Exercise objective: Locate the word "full" in the data below, then copy every line that holds it.
*** The records ***
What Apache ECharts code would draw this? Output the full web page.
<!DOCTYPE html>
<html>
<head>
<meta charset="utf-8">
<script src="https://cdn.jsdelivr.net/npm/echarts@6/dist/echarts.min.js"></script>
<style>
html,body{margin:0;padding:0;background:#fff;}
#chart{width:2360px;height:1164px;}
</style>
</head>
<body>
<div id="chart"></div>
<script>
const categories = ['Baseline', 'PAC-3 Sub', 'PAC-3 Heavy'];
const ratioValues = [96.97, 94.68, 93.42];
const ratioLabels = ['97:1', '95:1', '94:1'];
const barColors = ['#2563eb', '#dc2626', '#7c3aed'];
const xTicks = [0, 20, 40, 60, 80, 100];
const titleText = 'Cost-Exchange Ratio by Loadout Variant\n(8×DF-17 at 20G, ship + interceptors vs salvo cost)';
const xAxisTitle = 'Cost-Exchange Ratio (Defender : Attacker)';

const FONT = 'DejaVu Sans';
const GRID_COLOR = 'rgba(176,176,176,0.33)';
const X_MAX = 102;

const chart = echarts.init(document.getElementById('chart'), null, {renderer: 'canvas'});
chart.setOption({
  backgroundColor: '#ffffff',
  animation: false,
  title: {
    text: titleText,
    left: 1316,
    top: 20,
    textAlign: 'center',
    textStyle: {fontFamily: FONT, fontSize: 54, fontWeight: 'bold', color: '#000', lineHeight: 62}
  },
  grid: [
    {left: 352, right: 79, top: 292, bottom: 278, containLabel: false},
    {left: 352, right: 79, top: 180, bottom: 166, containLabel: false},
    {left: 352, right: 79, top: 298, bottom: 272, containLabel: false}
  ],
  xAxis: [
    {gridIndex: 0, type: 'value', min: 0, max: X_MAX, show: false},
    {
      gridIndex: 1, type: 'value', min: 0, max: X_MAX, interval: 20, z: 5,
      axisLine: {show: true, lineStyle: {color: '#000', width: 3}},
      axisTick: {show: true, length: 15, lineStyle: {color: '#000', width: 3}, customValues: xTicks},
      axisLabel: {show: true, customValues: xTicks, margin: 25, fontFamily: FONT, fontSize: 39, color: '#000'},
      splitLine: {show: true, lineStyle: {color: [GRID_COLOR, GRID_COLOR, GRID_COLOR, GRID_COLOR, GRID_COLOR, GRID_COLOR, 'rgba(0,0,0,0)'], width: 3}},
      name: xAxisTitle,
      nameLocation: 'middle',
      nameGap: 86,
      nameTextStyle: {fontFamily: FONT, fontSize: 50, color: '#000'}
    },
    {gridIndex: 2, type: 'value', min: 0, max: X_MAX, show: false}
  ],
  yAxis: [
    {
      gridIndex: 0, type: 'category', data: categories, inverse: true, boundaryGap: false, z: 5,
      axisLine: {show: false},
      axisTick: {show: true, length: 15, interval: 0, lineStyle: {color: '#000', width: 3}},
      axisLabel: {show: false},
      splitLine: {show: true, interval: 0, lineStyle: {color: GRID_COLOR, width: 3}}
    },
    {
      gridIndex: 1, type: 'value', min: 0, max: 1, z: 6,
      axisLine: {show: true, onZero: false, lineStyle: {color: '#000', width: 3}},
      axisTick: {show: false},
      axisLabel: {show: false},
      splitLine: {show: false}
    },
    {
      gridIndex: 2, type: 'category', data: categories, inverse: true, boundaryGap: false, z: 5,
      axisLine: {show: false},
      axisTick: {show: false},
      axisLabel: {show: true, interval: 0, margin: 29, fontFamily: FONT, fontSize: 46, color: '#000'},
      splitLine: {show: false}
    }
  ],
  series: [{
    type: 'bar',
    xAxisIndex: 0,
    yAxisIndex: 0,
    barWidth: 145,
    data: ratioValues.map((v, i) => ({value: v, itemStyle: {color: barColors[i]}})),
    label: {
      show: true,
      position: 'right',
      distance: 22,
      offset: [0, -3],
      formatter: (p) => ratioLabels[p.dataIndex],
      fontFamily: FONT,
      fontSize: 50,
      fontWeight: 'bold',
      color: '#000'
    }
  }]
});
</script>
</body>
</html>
***
*** The records ***
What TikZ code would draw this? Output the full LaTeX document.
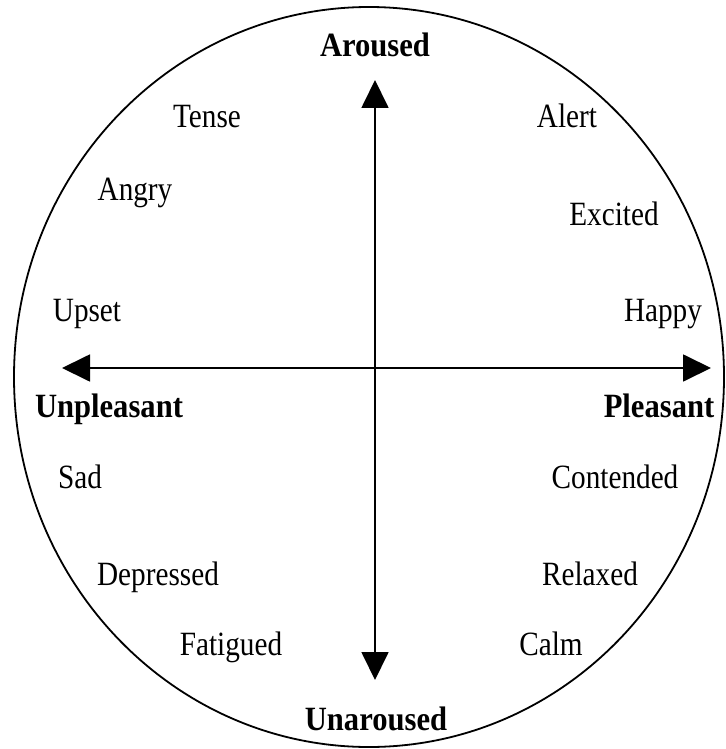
***
Solution to this task:
What Apache ECharts code would draw this? Output the full web page.
What TikZ code would draw this? Output the full LaTeX document.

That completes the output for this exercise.